Gegen Verwaltungsakte der Landwirtschaftlichen Berufsgenossenschaft, etwa zur Feststellung der Mitgliedschaft, zur Beitragshöhe oder zu Leistungsansprüchen, kann das betroffene Mitglied im Rahmen gesetzlich geregelter Rechtsmittel vorgehen. Das ordentliche Verfahren beginnt in der Regel mit einem schriftlichen Widerspruch gegen den Bescheid gemäß § 78 SGG. Wird dem Widerspruch nicht abgeholfen, kann eine Klage vor dem zuständigen Sozialgericht erhoben werden. Die Fristen für Widerspruch und Klage sind im Bescheid ausdrücklich zu nennen und betragen in der Regel einen Monat. Darüber hinaus besteht das Recht auf Akteneinsicht (§ 25 SGB X) sowie auf die Beteiligung im Verwaltungsverfahren. Die konkreten rechtlichen Verfahrensvorschriften ergeben sich aus dem Sozialgesetzbuch, insbesondere dem SGB X und SGG.

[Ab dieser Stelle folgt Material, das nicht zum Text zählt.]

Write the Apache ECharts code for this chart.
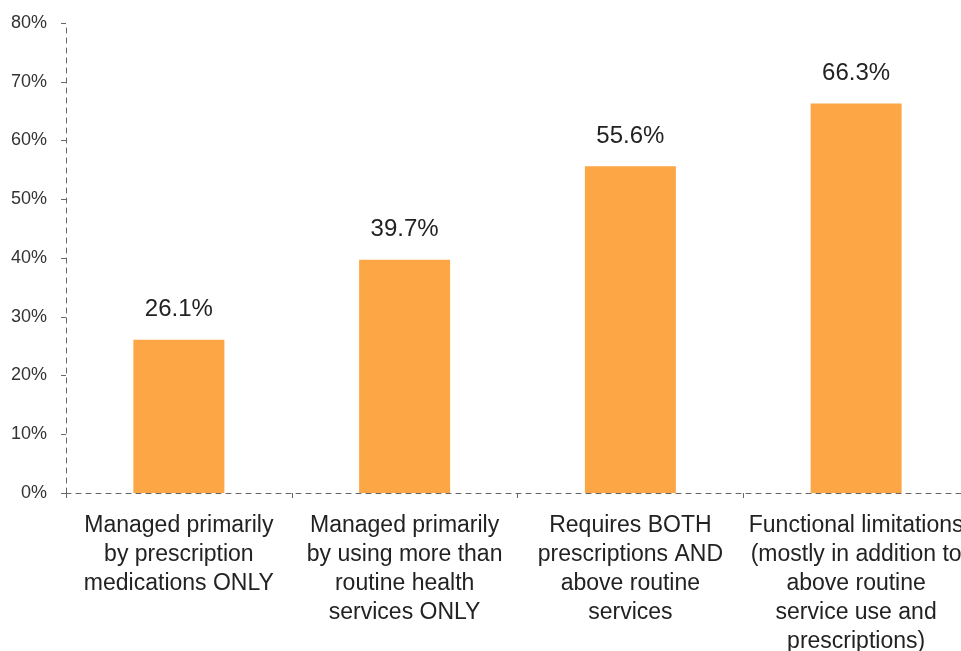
<!DOCTYPE html>
<html>
<head>
<meta charset="utf-8">
<script src="https://cdn.jsdelivr.net/npm/echarts@6/dist/echarts.min.js"></script>
<style>
  html, body { margin: 0; padding: 0; background: #fff; }
  #myChart { width: 961px; height: 651px; }
</style>
</head>
<body>
<div id="myChart"></div>
<script>
// categories and values
var categories = [
  "Managed primarily\nby prescription\nmedications ONLY",
  "Managed primarily\nby using more than\nroutine health\nservices ONLY",
  "Requires BOTH\nprescriptions AND\nabove routine\nservices",
  "Functional limitations\n(mostly in addition to\nabove routine\nservice use and\nprescriptions)"
];
var values = [26.1, 39.7, 55.6, 66.3];
var yTicks = [0, 10, 20, 30, 40, 50, 60, 70, 80];

var font = "'Liberation Sans', Arial, Helvetica, sans-serif";
var axisColor = "#666";

var myChart = echarts.init(document.getElementById("myChart"));
var option = {
  animation: false,
  grid: { left: 66, width: 903, top: 23, height: 470, outerBoundsMode: "none", containLabel: false },
  xAxis: {
    type: "category",
    data: categories,
    axisLine: { lineStyle: { color: axisColor, type: [5, 5], width: 1 } },
    axisTick: { show: true, length: 5, lineStyle: { color: axisColor } },
    axisLabel: {
      interval: 0,
      margin: 18,
      color: "#222",
      fontFamily: font,
      fontSize: 23,
      lineHeight: 29
    }
  },
  yAxis: {
    type: "value",
    min: yTicks[0],
    max: yTicks[yTicks.length - 1],
    interval: 10,
    splitLine: { show: false },
    axisLine: { show: true, lineStyle: { color: axisColor, type: [5, 5], width: 1 } },
    axisTick: { show: true, length: 5, lineStyle: { color: axisColor } },
    axisLabel: {
      margin: 19,
      color: "#333",
      fontFamily: font,
      fontSize: 18,
      formatter: "{value}%"
    }
  },
  series: [
    {
      type: "bar",
      data: values,
      barWidth: 91,
      itemStyle: { color: "#FCA646" },
      label: {
        show: true,
        position: "top",
        distance: 18,
        color: "#222",
        fontFamily: font,
        fontSize: 24,
        formatter: function (p) { return p.value.toFixed(1) + "%"; }
      }
    }
  ]
};
myChart.setOption(option);
</script>
</body>
</html>
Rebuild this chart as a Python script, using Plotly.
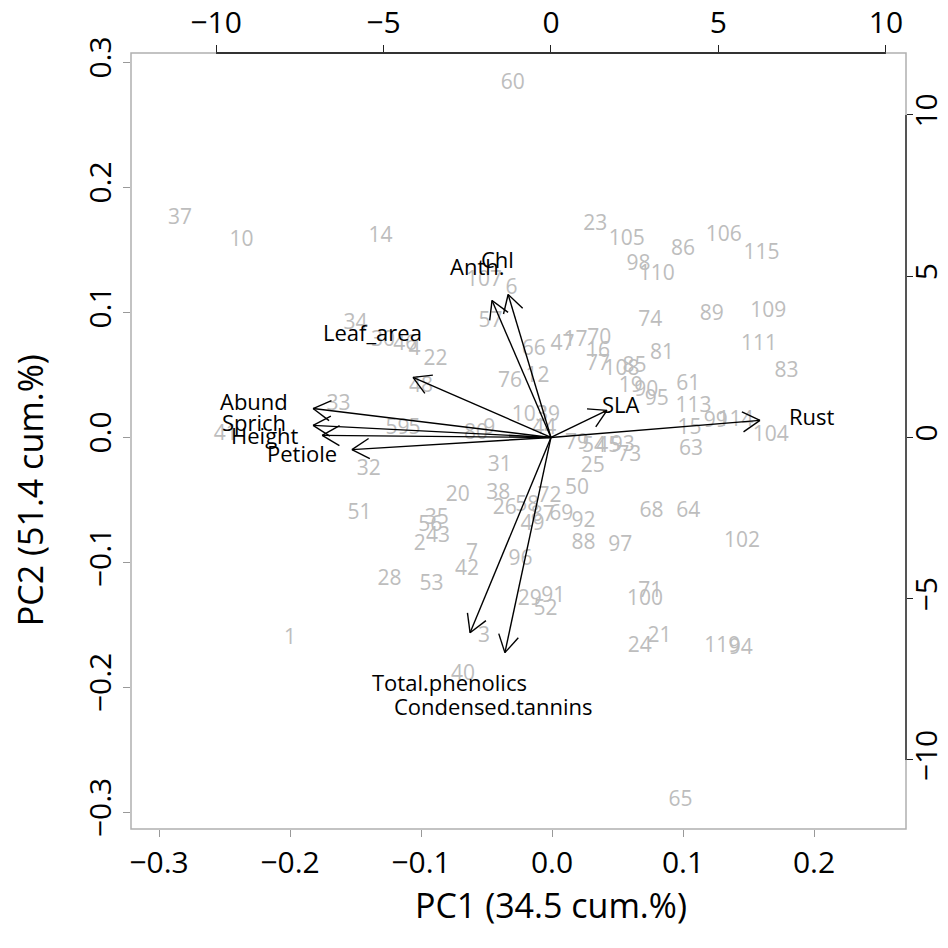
import math
import plotly.graph_objects as go

# ---- observation scores (PC1, PC2) and labels ----
obs_labels = ["37", "10", "14", "34", "30", "46", "4", "22", "48", "57", "107", "6", "66", "47",
              "17", "70", "16", "77", "108", "85", "19", "90", "95", "81", "74", "61", "113", "15",
              "99", "114", "104", "63", "83", "111", "109", "89", "115", "106", "86", "105", "23",
              "98", "110", "60", "76", "12", "103", "39", "44", "59", "5", "80", "9", "31", "79",
              "54", "45", "93", "73", "25", "50", "20", "38", "72", "26", "58", "87", "69", "49",
              "92", "88", "97", "96", "7", "42", "53", "28", "35", "56", "43", "2", "51", "32",
              "33", "41", "1", "3", "40", "29", "91", "52", "100", "71", "21", "24", "119", "94",
              "68", "64", "102", "65"]
pc1 = [-0.284, -0.237, -0.131, -0.150, -0.129, -0.112, -0.105, -0.089, -0.100, -0.047, -0.052,
       -0.031, -0.014, 0.008, 0.018, 0.036, 0.035, 0.035, 0.053, 0.063, 0.060, 0.072, 0.080,
       0.084, 0.075, 0.104, 0.108, 0.105, 0.125, 0.140, 0.167, 0.106, 0.179, 0.158, 0.165,
       0.122, 0.160, 0.131, 0.100, 0.057, 0.033, 0.066, 0.080, -0.030, -0.032, -0.011, -0.017,
       -0.003, -0.006, -0.118, -0.105, -0.058, -0.048, -0.040, 0.019, 0.032, 0.043, 0.054,
       0.059, 0.031, 0.019, -0.072, -0.041, -0.002, -0.036, -0.019, -0.007, 0.007, -0.015,
       0.024, 0.024, 0.052, -0.024, -0.061, -0.065, -0.092, -0.124, -0.088, -0.093, -0.087,
       -0.101, -0.147, -0.140, -0.163, -0.249, -0.200, -0.052, -0.068, -0.017, 0.001, -0.005,
       0.071, 0.075, 0.082, 0.067, 0.130, 0.144, 0.076, 0.104, 0.145, 0.098]
pc2 = [0.175, 0.157, 0.160, 0.091, 0.077, 0.074, 0.070, 0.062, 0.040, 0.092, 0.125, 0.119,
       0.070, 0.074, 0.077, 0.079, 0.068, 0.058, 0.054, 0.056, 0.040, 0.037, 0.030, 0.067,
       0.093, 0.042, 0.024, 0.007, 0.012, 0.013, 0.001, -0.010, 0.052, 0.074, 0.100, 0.098,
       0.147, 0.161, 0.150, 0.158, 0.170, 0.138, 0.130, 0.283, 0.044, 0.048, 0.017, 0.017,
       0.007, 0.007, 0.007, 0.003, 0.007, -0.023, -0.005, -0.008, -0.008, -0.007, -0.015,
       -0.024, -0.041, -0.047, -0.045, -0.048, -0.057, -0.055, -0.063, -0.062, -0.070, -0.068,
       -0.085, -0.087, -0.098, -0.093, -0.106, -0.118, -0.114, -0.065, -0.071, -0.080, -0.086,
       -0.061, -0.026, 0.026, 0.002, -0.161, -0.160, -0.190, -0.130, -0.128, -0.138, -0.130,
       -0.124, -0.160, -0.168, -0.168, -0.169, -0.060, -0.060, -0.084, -0.291]

# ---- variable loadings (top / right axes) ----
var_names = ["Abund", "Sprich", "Height", "Petiole", "Leaf_area", "Anth.", "Chl", "SLA",
             "Rust", "Total.phenolics", "Condensed.tannins"]
load1 = [-8.88, -8.88, -8.54, -7.43, -5.15, -2.20, -1.60, 2.09, 7.80, -3.02, -1.72]
load2 = [1.12, 0.47, 0.08, -0.47, 2.33, 5.31, 5.54, 1.05, 0.66, -7.57, -8.34]

# ---- tick labels and axis titles ----
bottom_ticks = [-0.3, -0.2, -0.1, 0.0, 0.1, 0.2]
bottom_text = ["\u22120.3", "\u22120.2", "\u22120.1", "0.0", "0.1", "0.2"]
left_ticks = [-0.3, -0.2, -0.1, 0.0, 0.1, 0.2, 0.3]
left_text = ["\u22120.3", "\u22120.2", "\u22120.1", "0.0", "0.1", "0.2", "0.3"]
top_ticks = [-10, -5, 0, 5, 10]
top_text = ["\u221210", "\u22125", "0", "5", "10"]
x_title = "PC1 (34.5 cum.%)"
y_title = "PC2 (51.4 cum.%)"

# ---- layout geometry (page body has an 8px margin) ----
W = H = 932
ML, MR, MT, MB = 123, 34, 45, 111
PW, PH = W - ML - MR, H - MT - MB
XR = [-0.3214, 0.2702]
YR = [-0.3136, 0.3072]
X2R = [-12.54, 10.60]
Y2R = [-12.14, 11.92]
SX = PW / (X2R[1] - X2R[0])
SY = PH / (Y2R[1] - Y2R[0])
HEAD = 20  # px
FONT = "Open Sans"

fig = go.Figure()

fig.add_trace(go.Scatter(
    x=pc1, y=pc2, text=obs_labels, mode="text", textposition="middle center",
    textfont=dict(family=FONT, size=21, color="#bdbdbd"), hoverinfo="skip",
    xaxis="x", yaxis="y", showlegend=False))

# arrows at 0.8 * loadings (R biplot convention)
ax_, ay_ = [], []
for u, v in zip(load1, load2):
    tu, tv = 0.8 * u, 0.8 * v
    ax_ += [0, tu, None]
    ay_ += [0, tv, None]
    ang = math.atan2(tv * SY, tu * SX)
    for s in (1, -1):
        a = ang + math.pi + s * math.radians(30)
        ax_ += [tu, tu + HEAD * math.cos(a) / SX, None]
        ay_ += [tv, tv + HEAD * math.sin(a) / SY, None]

fig.add_trace(go.Scatter(
    x=ax_, y=ay_, mode="lines", line=dict(color="black", width=1.4),
    hoverinfo="skip", xaxis="x2", yaxis="y2", showlegend=False))

shifts = {"Leaf_area": (-6, 30)}
for name, u, v in zip(var_names, load1, load2):
    xs, ys = shifts.get(name, (0, 0))
    fig.add_annotation(x=u, y=v, xref="x2", yref="y2", text=name, showarrow=False,
                       xshift=xs, yshift=ys,
                       font=dict(family=FONT, size=22, color="black"))

tickfont = dict(family=FONT, size=30, color="black")
titlefont = dict(family=FONT, size=34, color="black")

# axis titles (placed as in the reference, off-centre)
fig.add_annotation(x=0.542, y=-0.098, xref="paper", yref="paper", text=x_title,
                   showarrow=False, xanchor="center", yanchor="middle", font=titlefont)
fig.add_annotation(x=-0.130, y=0.437, xref="paper", yref="paper", text=y_title,
                   showarrow=False, xanchor="center", yanchor="middle", textangle=-90,
                   font=titlefont)

common = dict(ticks="outside", showgrid=False, zeroline=False, showline=False,
              tickfont=tickfont, automargin=False)
fig.update_layout(
    width=W, height=H, margin=dict(l=ML, r=MR, t=MT, b=MB, autoexpand=False),
    paper_bgcolor="white", plot_bgcolor="white",
    font=dict(family=FONT),
    xaxis=dict(range=XR, tickvals=bottom_ticks, ticktext=bottom_text, tickcolor="#999999",
               ticklen=7, **common),
    yaxis=dict(range=YR, tickvals=left_ticks, ticktext=left_text, tickcolor="#999999",
               ticklen=7, tickangle=-90, **common),
    xaxis2=dict(range=X2R, overlaying="x", side="top", tickvals=top_ticks, ticktext=top_text,
                tickcolor="#222222", ticklen=7, **common),
    yaxis2=dict(range=Y2R, overlaying="y", side="right", tickvals=top_ticks, ticktext=top_text,
                tickcolor="#222222", ticklen=6, tickangle=-90, ticklabelstandoff=-12,
                **common),
    shapes=[
        dict(type="rect", xref="paper", yref="paper", x0=0, x1=1, y0=0, y1=1,
             line=dict(color="#b0b0b0", width=1.5)),
        dict(type="line", xref="x2", yref="paper", x0=-10, x1=10, y0=1, y1=1,
             line=dict(color="#333333", width=2)),
        dict(type="line", xref="paper", yref="y2", x0=1, x1=1, y0=-10, y1=10,
             line=dict(color="#555555", width=2)),
    ],
)

fig.write_html("out.html")
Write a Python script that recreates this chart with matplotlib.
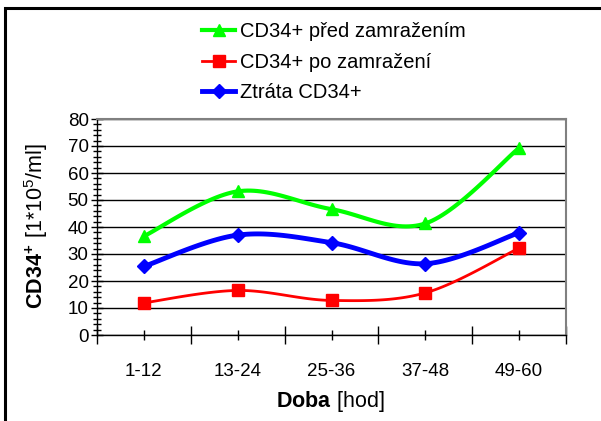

Welche besonderen Regelungen gelten für die Unfallverhütung im Zusammenhang mit der landwirtschaftlichen Berufsgenossenschaft?
Die LBG ist nicht nur Unfallversicherungsträger, sondern auch für die Überwachung und Beratung in Fragen der Arbeitssicherheit und des Gesundheitsschutzes zuständig. Nach Maßgabe von § 209 SGB VII und verschiedener Unfallverhütungsvorschriften (UVV) erlässt sie eigenständige Regelwerke, die für die Mitgliedsbetriebe verbindlich sind (z.B. DGUV Vorschrift 1 „Grundsätze der Prävention“). Die Einhaltung dieser Vorschriften wird durch Aufsichtsbeamte der Berufsgenossenschaft kontrolliert. Verstöße können mit Bußgeldern geahndet werden und im Schadensfall zu Regressansprüchen führen. Die UVVen konkretisieren die allgemeinen Anforderungen aus dem Arbeitsschutzgesetz und werden regelmäßig an den Stand der Technik und die aktuellen arbeitswissenschaftlichen Erkenntnisse angepasst. Betriebe sind verpflichtet, diese Vorschriften umzusetzen, Gefährdungsbeurteilungen vorzunehmen und ihre Mitarbeitenden entsprechend zu unterweisen.